The use of the definition in your case $f(x)=(x+3)^{-4}$ is not as problematic as described above since $\delta$ is found rather quickly (see below). You might want to try this alone first by combining what I wrote above and the hint in the answer by AjmalW.

  1. Fix arbitrary $E>0$.

  2. Define $\delta:=1/\sqrt[4]{E}$.

  3. Assume $|x+3|<\delta$.

  4. Then we have

  $$f(x)=\frac{1}{(x+3)^4}\overset{3.}{>}\frac{1}{\delta^4}\overset{2.}{=}E,$$

  so $f(x)>E$ as desired. Since $E>0$ was arbitrary (1.) we just showed
  $\lim_{x\to -3} f(x)=\infty$ according to the definition.
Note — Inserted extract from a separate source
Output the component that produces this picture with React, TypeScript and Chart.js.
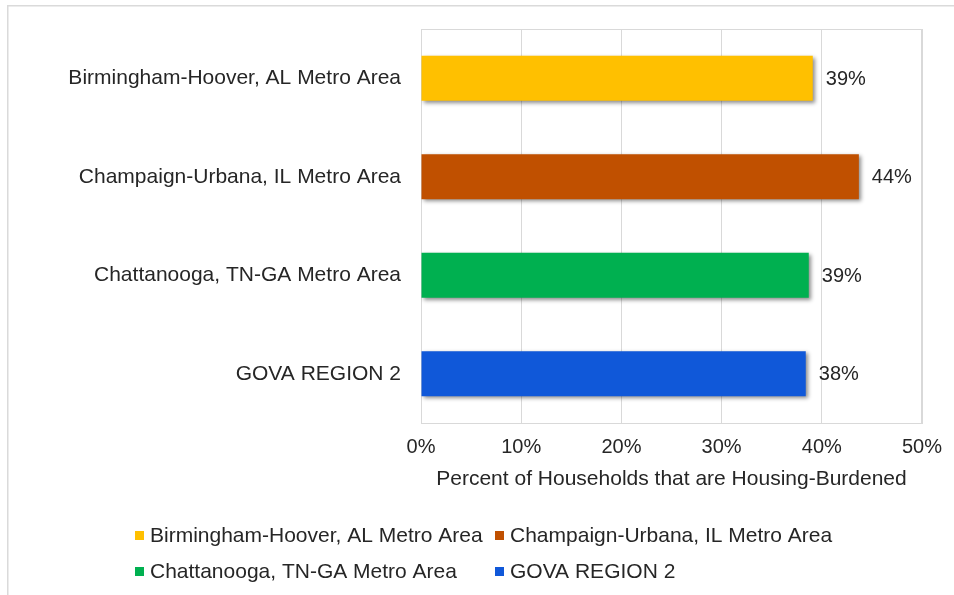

Finding $\pmb\delta$ might be approached like this:

 We need to show $f(x)=\frac{1}{(x+3)^4}>E$ and we are given control over $|x+3|$ (in the end we can pick any $\delta$ such that $|x+3|<\delta$). So we transform $\frac{1}{(x+3)^4}>E$ into something else of which we know more:
 
 $$\frac{1}{(x+3)^4}>E \Longleftrightarrow \frac{1}{E}>|x+3|^4\Longleftrightarrow \frac{1}{\sqrt[4]{E}}>|x+3|$$
 
 So if we can make the last inequality true, we are finished. But looking at 3., we in fact can assume that inequality is true if we only pick $\delta$ to be $1/\sqrt[4]{E}$ in step 2.